Materials provided →

****

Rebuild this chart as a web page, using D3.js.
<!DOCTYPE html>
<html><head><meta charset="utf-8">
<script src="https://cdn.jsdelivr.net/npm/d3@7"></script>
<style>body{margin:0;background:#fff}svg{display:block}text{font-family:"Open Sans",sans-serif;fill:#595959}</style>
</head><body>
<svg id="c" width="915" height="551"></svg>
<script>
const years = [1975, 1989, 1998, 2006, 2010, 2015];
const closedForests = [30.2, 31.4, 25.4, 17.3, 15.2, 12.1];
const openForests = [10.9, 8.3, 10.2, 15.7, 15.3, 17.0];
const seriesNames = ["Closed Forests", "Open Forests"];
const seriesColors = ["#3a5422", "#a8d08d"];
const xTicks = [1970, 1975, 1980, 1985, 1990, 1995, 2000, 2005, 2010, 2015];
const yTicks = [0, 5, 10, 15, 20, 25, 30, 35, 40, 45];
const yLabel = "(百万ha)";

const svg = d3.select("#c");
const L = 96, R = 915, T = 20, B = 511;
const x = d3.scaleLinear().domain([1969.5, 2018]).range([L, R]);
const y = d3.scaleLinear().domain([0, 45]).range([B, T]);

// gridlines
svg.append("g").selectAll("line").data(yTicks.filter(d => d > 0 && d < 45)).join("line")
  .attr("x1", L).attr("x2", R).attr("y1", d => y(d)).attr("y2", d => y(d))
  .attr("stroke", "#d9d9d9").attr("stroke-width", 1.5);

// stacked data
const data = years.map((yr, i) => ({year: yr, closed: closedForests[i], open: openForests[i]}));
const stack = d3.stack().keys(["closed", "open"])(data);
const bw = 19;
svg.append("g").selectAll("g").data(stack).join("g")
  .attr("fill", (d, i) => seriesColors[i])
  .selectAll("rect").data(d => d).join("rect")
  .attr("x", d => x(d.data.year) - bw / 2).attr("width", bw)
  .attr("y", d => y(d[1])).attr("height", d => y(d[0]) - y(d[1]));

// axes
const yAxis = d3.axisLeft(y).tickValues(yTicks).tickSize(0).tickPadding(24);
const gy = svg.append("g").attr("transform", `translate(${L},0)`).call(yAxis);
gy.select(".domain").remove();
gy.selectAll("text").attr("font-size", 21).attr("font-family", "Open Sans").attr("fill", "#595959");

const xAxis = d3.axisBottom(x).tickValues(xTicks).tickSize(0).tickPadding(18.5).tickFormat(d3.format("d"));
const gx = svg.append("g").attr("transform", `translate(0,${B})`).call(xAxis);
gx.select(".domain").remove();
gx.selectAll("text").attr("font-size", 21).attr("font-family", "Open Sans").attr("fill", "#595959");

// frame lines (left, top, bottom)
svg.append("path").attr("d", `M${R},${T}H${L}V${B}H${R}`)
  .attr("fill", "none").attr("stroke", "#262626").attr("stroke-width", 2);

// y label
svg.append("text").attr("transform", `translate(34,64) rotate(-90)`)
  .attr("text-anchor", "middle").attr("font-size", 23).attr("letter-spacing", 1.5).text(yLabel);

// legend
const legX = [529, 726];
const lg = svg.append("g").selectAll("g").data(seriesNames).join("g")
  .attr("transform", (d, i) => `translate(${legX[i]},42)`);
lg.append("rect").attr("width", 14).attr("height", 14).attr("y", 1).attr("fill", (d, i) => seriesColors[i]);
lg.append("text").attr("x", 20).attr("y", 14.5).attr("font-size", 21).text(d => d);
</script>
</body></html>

****

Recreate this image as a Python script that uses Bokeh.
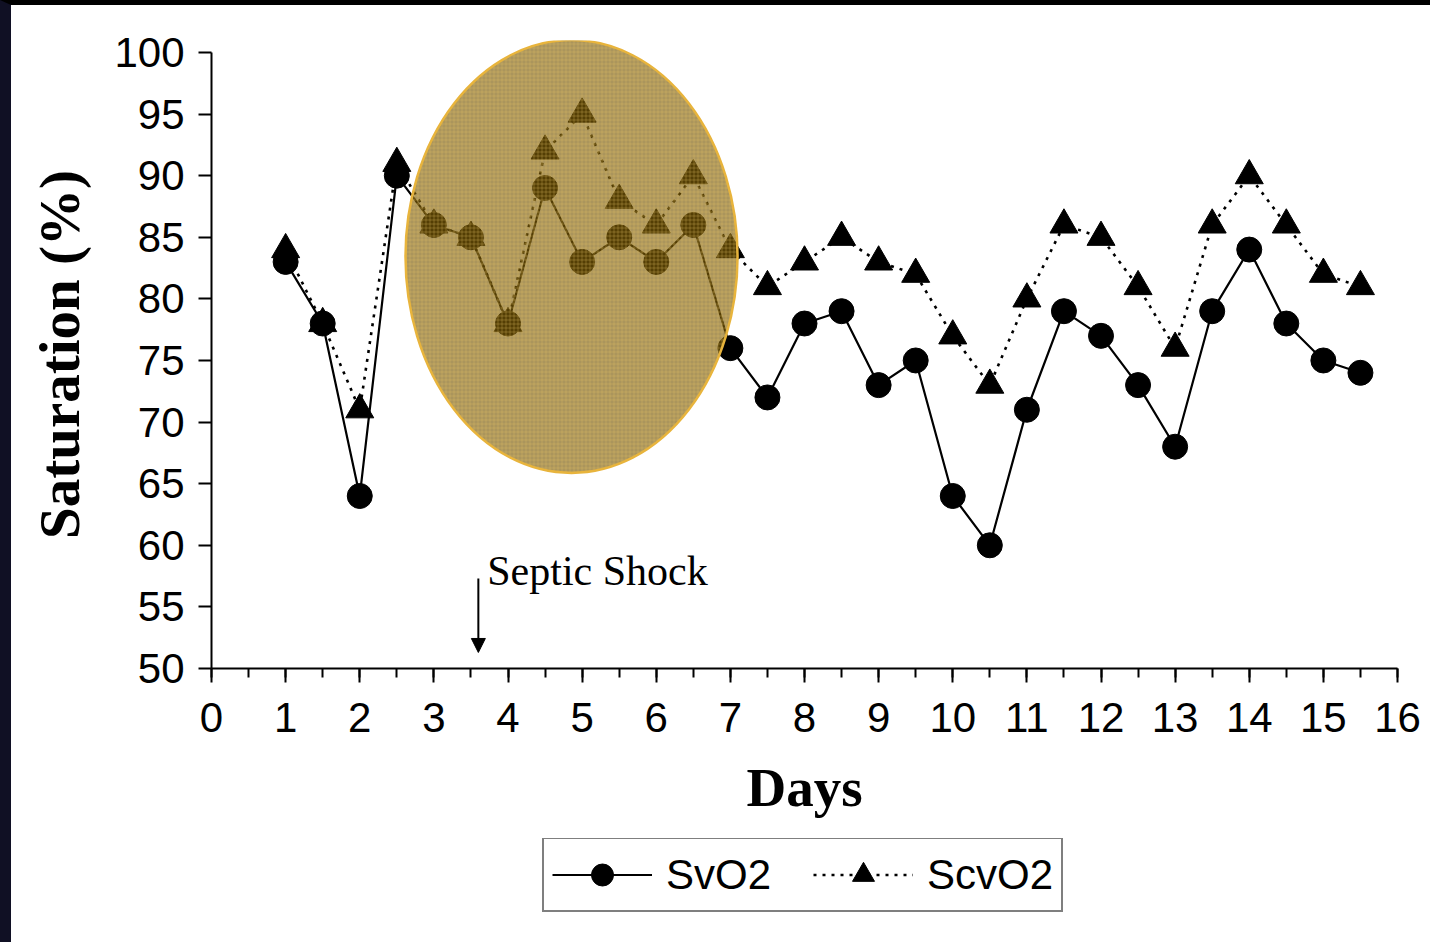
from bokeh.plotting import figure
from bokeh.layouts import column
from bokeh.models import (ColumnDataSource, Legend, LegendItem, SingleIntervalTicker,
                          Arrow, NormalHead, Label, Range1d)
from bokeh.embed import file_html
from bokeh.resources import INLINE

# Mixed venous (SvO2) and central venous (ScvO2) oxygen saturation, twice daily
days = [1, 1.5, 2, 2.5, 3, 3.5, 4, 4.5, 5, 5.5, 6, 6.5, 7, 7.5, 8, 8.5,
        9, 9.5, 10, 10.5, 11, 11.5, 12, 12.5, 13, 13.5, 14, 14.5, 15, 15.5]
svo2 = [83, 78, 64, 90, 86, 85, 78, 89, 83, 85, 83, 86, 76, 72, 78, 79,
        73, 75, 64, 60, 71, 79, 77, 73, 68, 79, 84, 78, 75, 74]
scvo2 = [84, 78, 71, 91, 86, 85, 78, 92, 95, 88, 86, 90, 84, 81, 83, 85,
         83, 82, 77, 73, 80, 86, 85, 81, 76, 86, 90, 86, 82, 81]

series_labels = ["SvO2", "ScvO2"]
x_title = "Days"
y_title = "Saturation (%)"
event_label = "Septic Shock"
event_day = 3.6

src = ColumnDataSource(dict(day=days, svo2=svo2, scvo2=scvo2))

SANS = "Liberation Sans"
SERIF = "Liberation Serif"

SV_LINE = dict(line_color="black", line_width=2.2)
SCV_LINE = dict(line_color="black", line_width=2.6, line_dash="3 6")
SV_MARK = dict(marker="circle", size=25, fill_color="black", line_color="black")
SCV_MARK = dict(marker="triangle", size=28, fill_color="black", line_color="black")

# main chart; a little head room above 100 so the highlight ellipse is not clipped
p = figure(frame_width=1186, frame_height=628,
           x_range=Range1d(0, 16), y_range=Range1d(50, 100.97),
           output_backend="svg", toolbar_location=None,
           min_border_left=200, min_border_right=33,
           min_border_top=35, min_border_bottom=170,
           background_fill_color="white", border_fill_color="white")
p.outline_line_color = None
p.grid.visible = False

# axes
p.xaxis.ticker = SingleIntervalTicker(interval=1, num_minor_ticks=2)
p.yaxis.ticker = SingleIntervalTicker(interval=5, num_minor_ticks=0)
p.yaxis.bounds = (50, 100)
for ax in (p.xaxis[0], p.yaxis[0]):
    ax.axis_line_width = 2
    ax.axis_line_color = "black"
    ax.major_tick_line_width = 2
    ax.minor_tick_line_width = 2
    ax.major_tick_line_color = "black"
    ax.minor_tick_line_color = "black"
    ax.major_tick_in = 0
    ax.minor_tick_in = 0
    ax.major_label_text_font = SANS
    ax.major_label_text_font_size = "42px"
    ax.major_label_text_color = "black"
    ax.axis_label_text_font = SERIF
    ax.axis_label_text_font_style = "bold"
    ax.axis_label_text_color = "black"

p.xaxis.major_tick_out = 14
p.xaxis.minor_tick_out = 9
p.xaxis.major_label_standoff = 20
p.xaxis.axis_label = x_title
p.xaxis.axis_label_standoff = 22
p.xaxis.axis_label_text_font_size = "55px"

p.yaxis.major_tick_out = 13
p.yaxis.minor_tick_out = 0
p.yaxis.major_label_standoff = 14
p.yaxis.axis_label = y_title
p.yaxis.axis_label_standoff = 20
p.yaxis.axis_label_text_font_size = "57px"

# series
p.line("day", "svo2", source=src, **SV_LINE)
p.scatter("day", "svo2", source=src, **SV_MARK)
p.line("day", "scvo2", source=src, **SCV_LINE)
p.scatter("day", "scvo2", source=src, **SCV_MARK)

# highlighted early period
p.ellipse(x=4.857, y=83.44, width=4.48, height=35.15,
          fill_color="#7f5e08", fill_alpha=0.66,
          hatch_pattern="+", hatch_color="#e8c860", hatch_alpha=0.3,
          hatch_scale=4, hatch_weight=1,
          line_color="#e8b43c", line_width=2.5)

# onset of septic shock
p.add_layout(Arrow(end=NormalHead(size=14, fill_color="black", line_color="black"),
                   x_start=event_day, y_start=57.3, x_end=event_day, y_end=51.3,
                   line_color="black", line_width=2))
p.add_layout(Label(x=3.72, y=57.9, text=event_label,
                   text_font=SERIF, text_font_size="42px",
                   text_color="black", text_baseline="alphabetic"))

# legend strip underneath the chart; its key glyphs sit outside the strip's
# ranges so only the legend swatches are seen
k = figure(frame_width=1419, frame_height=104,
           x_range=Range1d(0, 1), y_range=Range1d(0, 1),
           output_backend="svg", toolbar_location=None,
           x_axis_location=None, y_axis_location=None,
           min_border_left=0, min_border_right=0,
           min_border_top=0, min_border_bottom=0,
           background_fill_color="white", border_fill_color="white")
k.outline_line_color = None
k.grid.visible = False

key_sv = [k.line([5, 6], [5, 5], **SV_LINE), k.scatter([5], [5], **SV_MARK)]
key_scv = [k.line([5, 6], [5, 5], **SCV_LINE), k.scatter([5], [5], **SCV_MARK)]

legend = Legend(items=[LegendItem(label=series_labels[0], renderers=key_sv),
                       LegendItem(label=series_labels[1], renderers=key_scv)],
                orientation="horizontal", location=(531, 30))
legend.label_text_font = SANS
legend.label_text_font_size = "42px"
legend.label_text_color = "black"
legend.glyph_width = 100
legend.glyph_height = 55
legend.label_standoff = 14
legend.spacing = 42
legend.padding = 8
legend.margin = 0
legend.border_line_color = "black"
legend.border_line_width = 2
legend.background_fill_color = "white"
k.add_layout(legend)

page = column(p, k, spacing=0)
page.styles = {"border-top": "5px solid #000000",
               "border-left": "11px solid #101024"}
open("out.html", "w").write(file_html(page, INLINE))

****

Goal → Leave the pictures out and print, exactly as written, every line from the one holding "Recreate this image" down to the one holding "from bokeh.resources import INLINE", both of those included.

Output for this exercise →
Recreate this image as a Python script that uses Bokeh.
from bokeh.plotting import figure
from bokeh.layouts import column
from bokeh.models import (ColumnDataSource, Legend, LegendItem, SingleIntervalTicker,
                          Arrow, NormalHead, Label, Range1d)
from bokeh.embed import file_html
from bokeh.resources import INLINE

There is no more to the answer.